Ben de AKP Genel Başkan Yardımcısı Ali İhsan Yavuz’un İstanbul seçimleri için söylediği, “Hiçbir şey olmamış ise kesinlikle bir şey olmuştur” özlü sözüne(!) benzer bir şekilde “Neler olduğunu bilmesek de kesinlikle bir şeyler olduğunu biliyoruz” gibisinden bir cümle kurarak yazıya başlayayım.
Son günlerde bazı hadiseleri üst üste koyarsak, ya da yan yana getirirsek Türkiye siyasetinde bir şeylerin değişmekte olduğunu söyleyebiliriz. Değişmekte olduğunu derken, aslında yönünü bilmediğimiz bir değişimden söz ediyorum. Çünkü değişim olumlu bir yöne doğru da olabilir olumsuz bir yöne doğru da… O nedenle bazen değişimin oluyor oluşundan çok ne yöne doğru olduğunu öngörmek çok daha önemli. Nitekim bu yazıda ima ettiklerimin iki yöne doğru da yorumlanabilecek özellikleri olduğu ortada.
3 Nisan 2021’de, yani 2-3 ay önce 104 emekli amiralin yayımladığı ‘Montrö bildirisi’ iktidar tarafından bir çeşit darbe çağrısı olarak değerlendirilerek soruşturma açıldı. Gerçekten de bu bildiride adı geçen amirallerin bazılarının daha önce Kafes, Ergenekon ve Balyoz davalarından da tutuklanmış kişilerden olması 15 Temmuz sonrası oluşan iktidar blokunda bir çeşit çatlama olarak okunabilir. Çünkü bu amirallerin bazılarının 15 Temmuz darbe girişiminde darbeye karşı tavır almış olmaları, bazılarının da, örneğin emekli Tümamiral Cem Gürdeniz gibi, iktidarın Akdeniz politikasını biçimleyen Mavi Vatan kavramını öneren biri olması bu kanaati kuvvetlendirebilir.
Daha sonra Sedat Peker’in, Nisan’da her şey düzelecek vaadiyle kendisini yurt dışında bulması, arkasından evinin aranması ve teşkilatına yönelik operasyonlar olması yine iktidar bloku içinde bir çatlamanın işareti olarak görülebilir. Nitekim, bu gelişmelerden sonra Peker’in yayınladığı videolarla, başına gelenlerin sorumluları olarak Süleyman Soylu’ya ve Mehmet Ağar’a işaret etmesi bunun kanıtıdır. Çünkü bu isimler bir dönem önce birlikte çalışıyorlardı. Hele hele Peker’in bir videosunda söylediği gibi “15 Temmuz’da sokakta olan bizdik” sözü, önceki dönemde iktidarla bir kader birliği içinde olduğunun açık bir kanıtı.

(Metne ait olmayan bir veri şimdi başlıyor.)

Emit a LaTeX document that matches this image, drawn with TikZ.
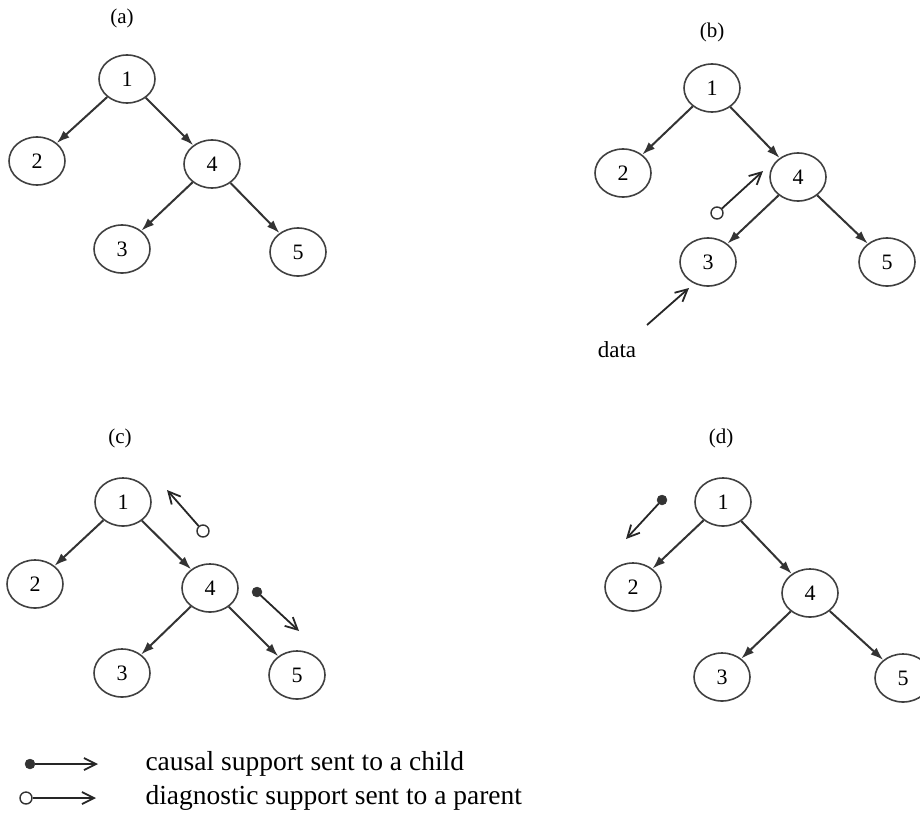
\documentclass[tikz,border=0pt]{standalone}
\usepackage{fontspec}
\setmainfont{Liberation Serif}
\usetikzlibrary{arrows.meta,shapes.geometric}

\tikzset{
  bnode/.style={ellipse, draw=black!75, line width=1.6pt, minimum width=56pt,
    minimum height=48pt, inner sep=0pt, font=\fontsize{22}{24}\selectfont},
  edge/.style={draw=black!80, line width=2pt,
    -{Latex[length=13pt,width=9pt]}},
  msg/.style={draw=black!85, line width=1.8pt,
    -{Straight Barb[length=12pt,width=12pt,line width=1.8pt]}},
  fulldot/.style={circle, fill=black!80, draw=black!80, minimum size=10pt, inner sep=0pt},
  opendot/.style={circle, fill=white, draw=black!80, line width=1.4pt, minimum size=12pt, inner sep=0pt},
  ptitle/.style={font=\fontsize{21}{23}\selectfont},
  legtext/.style={anchor=west, font=\fontsize{27.5}{30}\selectfont},
}

% one belief network: 1 -> 2, 1 -> 4, 4 -> 3, 4 -> 5
\newcommand{\belieftree}[6]{%
  \node[bnode] (#1n1) at #2 {1};
  \node[bnode] (#1n2) at #3 {2};
  \node[bnode] (#1n4) at #4 {4};
  \node[bnode] (#1n3) at #5 {3};
  \node[bnode] (#1n5) at #6 {5};
  \draw[edge] (#1n1) -- (#1n2);
  \draw[edge] (#1n1) -- (#1n4);
  \draw[edge] (#1n4) -- (#1n3);
  \draw[edge] (#1n4) -- (#1n5);
}

\begin{document}
\begin{tikzpicture}[x=1pt,y=-1pt]
\useasboundingbox (0,0) rectangle (920,827);

% (a) initial network
\node[ptitle] (ta) at (122,18) {(a)};
\belieftree{a}{(127,79)}{(37,161)}{(212,164)}{(122,249)}{(298,252)}

% (b) evidence arrives at node 3
\node[ptitle] (tb) at (712,32) {(b)};
\belieftree{b}{(712,88)}{(623,173)}{(798,177)}{(708,262)}{(887,262)}
\node[opendot] (bo) at (717,213) {};
\coordinate (bot) at (763,171);
\draw[msg] (bo) -- (bot);
\node[font=\fontsize{23}{25}\selectfont] (data) at (617,350) {data};
\coordinate (ds) at (647,325);
\coordinate (dt) at (689,288);
\draw[msg] (ds) -- (dt);

% (c) node 4 passes support on
\node[ptitle] (tc) at (120,438) {(c)};
\belieftree{c}{(123,502)}{(35,584)}{(210,588)}{(122,673)}{(297,675)}
\node[opendot] (co) at (203,531) {};
\coordinate (cot) at (167,490);
\draw[msg] (co) -- (cot);
\node[fulldot] (cf) at (257,592) {};
\coordinate (cft) at (299,631);
\draw[msg] (cf) -- (cft);

% (d) node 1 passes support to node 2
\node[ptitle] (td) at (721,438) {(d)};
\belieftree{d}{(723,502)}{(633,587)}{(810,593)}{(722,677)}{(903,678)}
\node[fulldot] (df) at (662,500) {};
\coordinate (dft) at (626,539);
\draw[msg] (df) -- (dft);

% legend
\node[fulldot] (lf) at (30,764) {};
\coordinate (lft) at (98,764);
\draw[msg] (lf) -- (lft);
\node[legtext] (lt1) at (142,764) {causal support sent to a child};
\node[opendot] (lo) at (26,798) {};
\coordinate (lot) at (96,798);
\draw[msg] (lo) -- (lot);
\node[legtext] (lt2) at (142,798) {diagnostic support sent to a parent};
\end{tikzpicture}
\end{document}
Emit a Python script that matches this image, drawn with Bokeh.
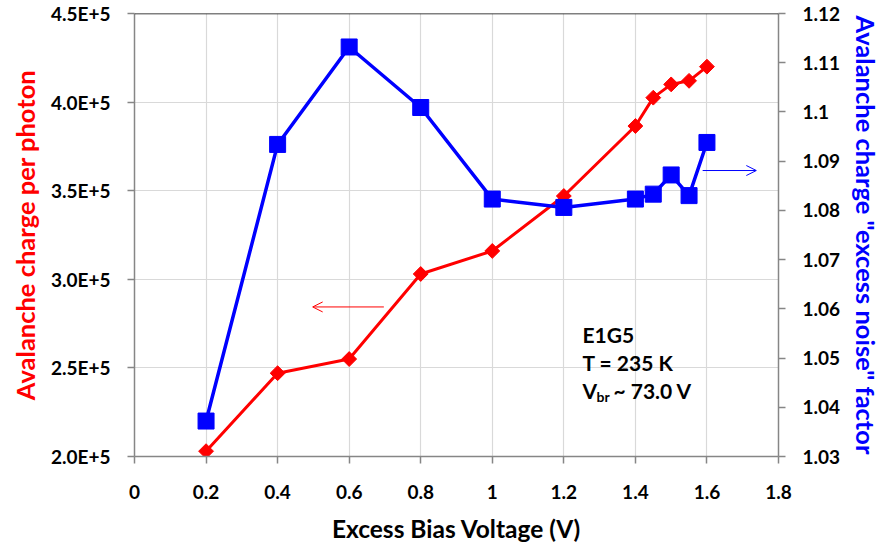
import math
from bokeh.plotting import figure
from bokeh.models import (Range1d, LinearAxis, FixedTicker, Span, Arrow, OpenHead, Label)
from bokeh.embed import file_html
from bokeh.resources import INLINE

# ---- data ----
bias_v = [0.2, 0.4, 0.6, 0.8, 1.0, 1.2, 1.4, 1.45, 1.5, 1.55, 1.6]
charge = [2.03e5, 2.47e5, 2.55e5, 3.03e5, 3.16e5, 3.47e5, 3.865e5, 4.025e5, 4.10e5, 4.12e5, 4.20e5]
noise = [1.0372, 1.0934, 1.1132, 1.1009, 1.0823, 1.0806, 1.0823, 1.0833, 1.0872, 1.0830, 1.0938]

x_ticks = [0, 0.2, 0.4, 0.6, 0.8, 1.0, 1.2, 1.4, 1.6, 1.8]
x_labels = ["0", "0.2", "0.4", "0.6", "0.8", "1", "1.2", "1.4", "1.6", "1.8"]
left_ticks = [2.0e5, 2.5e5, 3.0e5, 3.5e5, 4.0e5, 4.5e5]
left_labels = ["2.0E+5", "2.5E+5", "3.0E+5", "3.5E+5", "4.0E+5", "4.5E+5"]
right_ticks = [1.03, 1.04, 1.05, 1.06, 1.07, 1.08, 1.09, 1.1, 1.11, 1.12]
right_labels = ["1.03", "1.04", "1.05", "1.06", "1.07", "1.08", "1.09", "1.1", "1.11", "1.12"]

FONT = "Lato"
AX_GRAY = "#868686"
GRID = "#d9d9d9"
RED = "#ff0000"
BLUE = "#0000ff"

p = figure(width=884, height=552, output_backend="svg", toolbar_location=None,
           x_range=Range1d(0, 1.8), y_range=Range1d(2.0e5, 4.5e5),
           min_border_left=134, min_border_right=104, min_border_top=13, min_border_bottom=96)
p.outline_line_color = None
p.background_fill_color = "white"
p.extra_y_ranges = {"right": Range1d(1.03, 1.12)}

# axes styling
xa = p.xaxis[0]
xa.ticker = FixedTicker(ticks=x_ticks)
xa.major_label_overrides = dict(zip(x_ticks, x_labels))
xa.axis_label = "Excess Bias Voltage (V)"
xa.axis_label_text_color = "black"

ya = p.yaxis[0]
ya.ticker = FixedTicker(ticks=left_ticks)
ya.major_label_overrides = dict(zip(left_ticks, left_labels))
ya.axis_label = "Avalanche charge per photon"
ya.axis_label_text_color = RED

ra = LinearAxis(y_range_name="right", ticker=FixedTicker(ticks=right_ticks),
                axis_label='Avalanche charge "excess noise" factor')
ra.major_label_overrides = dict(zip(right_ticks, right_labels))
ra.axis_label_text_color = BLUE
p.add_layout(ra, "right")

for ax in (xa, ya, ra):
    ax.axis_line_color = AX_GRAY
    ax.axis_line_width = 1.5
    ax.major_tick_line_color = AX_GRAY
    ax.major_tick_line_width = 1.5
    ax.major_tick_out = 7
    ax.major_tick_in = 0
    ax.minor_tick_line_color = None
    ax.major_label_text_font = FONT
    ax.major_label_text_font_style = "bold"
    ax.major_label_text_font_size = "19px"
    ax.major_label_text_color = "black"
    ax.axis_label_text_font = FONT
    ax.axis_label_text_font_style = "bold"

xa.axis_label_text_font_size = "24.5px"
ya.axis_label_text_font_size = "25.5px"
ra.axis_label_text_font_size = "25.5px"

xa.major_label_standoff = 21
xa.axis_label_standoff = 12
ya.major_label_standoff = 17
ya.axis_label_standoff = 8
ra.major_label_standoff = 17
ra.axis_label_standoff = 8

p.xgrid.grid_line_color = GRID
p.ygrid.grid_line_color = GRID
p.xgrid.grid_line_width = 1.2
p.ygrid.grid_line_width = 1.2

p.add_layout(Span(location=4.5e5, dimension="width", line_color="black", line_width=1.5))

# series
p.line(bias_v, charge, line_color=RED, line_width=3)
p.scatter(bias_v, charge, marker="square", angle=math.pi / 4, size=10.5,
          fill_color=RED, line_color=RED)
p.line(bias_v, noise, line_color=BLUE, line_width=3.5, y_range_name="right")
p.scatter(bias_v, noise, marker="square", size=16, fill_color=BLUE, line_color=BLUE,
          y_range_name="right")

# arrows
p.add_layout(Arrow(x_start=0.697, y_start=2.844e5, x_end=0.498, y_end=2.844e5,
                   line_color=RED, line_width=1,
                   end=OpenHead(size=10, line_color=RED, line_width=1)))
p.add_layout(Arrow(x_start=1.588, y_start=1.0881, x_end=1.738, y_end=1.0881,
                   y_range_name="right", line_color=BLUE, line_width=1,
                   end=OpenHead(size=10, line_color=BLUE, line_width=1)))

# annotation text
lab_kw = dict(text_font=FONT, text_font_style="bold", text_font_size="21px",
              text_color="black", text_baseline="middle", text_align="left")
p.add_layout(Label(x=1.252, y=2.69e5, text="E1G5", **lab_kw))
p.add_layout(Label(x=1.252, y=2.53e5, text="T = 235 K", **lab_kw))
p.add_layout(Label(x=1.252, y=2.372e5, text="V", **lab_kw))
p.add_layout(Label(x=1.252, y=2.372e5, x_offset=14, y_offset=-6, text="br",
                   text_font=FONT, text_font_style="bold", text_font_size="14px",
                   text_color="black", text_baseline="middle", text_align="left"))
p.add_layout(Label(x=1.252, y=2.372e5, x_offset=31, text="~ 73.0 V", **lab_kw))

open("out.html", "w").write(file_html(p, INLINE))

Son olarak dün Yargıtay 16. Ceza Dairesi’nin, Balyoz davasında aralarında Çetin Doğan’ın da bulunduğu 7 askere verilen beraat kararını bozması ve yerel mahkeme tarafından “güvenilir bulunmayan” dijital delillerin yeniden incelenmesini istemesi yine yukarıda ima ettiğim çatlamanın bir devamı olarak değerlendirilebilir.
Son aylarda olan bu üç olayın, yukarıda da ifade etmeye çalıştığım gibi, 15 Temmuz darbe girişimi sonrasında oluşan AKP, MHP ve bazı “devlet güçleri” arasındaki koalisyonun bir ayrışma sürecine girmiş olduğuna işaret ettiğini söylemeye çalışıyorum. Bu yazıdaki muradım ise bu üç önemli olayı yan yana getirerek bu düşüncemi sizlerle paylaşmaktı.
Tabii daha genel bir çerçeveden bakarsak, bugüne dek “elitist küreselleşme” adını verdiğimiz küreselleşme sürecinin sonuna işaret eden “yerli ve millici” politikaların duraklarından biri olan Türkiye’nin artık bu politikalardan vazgeçmek zorunda kalacağı yeni bir konjonktür gelişiyor. Bu nedenle de bir yol ayrımına evrilen iktidar blokunun içinde bir çatlama gelişirken, Kobani Davası, HDP’nin kapatılması davası ve son olarak da İzmir İl binasının basılarak genç üyemiz Deniz Poyraz’ın katledilmesi olayı bu çatlamanın ima ettiği ayrılıklarla ilgili de olabilir. Çünkü devletin ceberrut varlığı, büyük ölçüde onu demokrasiye zorlayan HDP gibi bir partinin varlığıyla ilgilidir. Çünkü karşımızda değişmek istemeyen bir devlet var. Sanırım sorun da burada.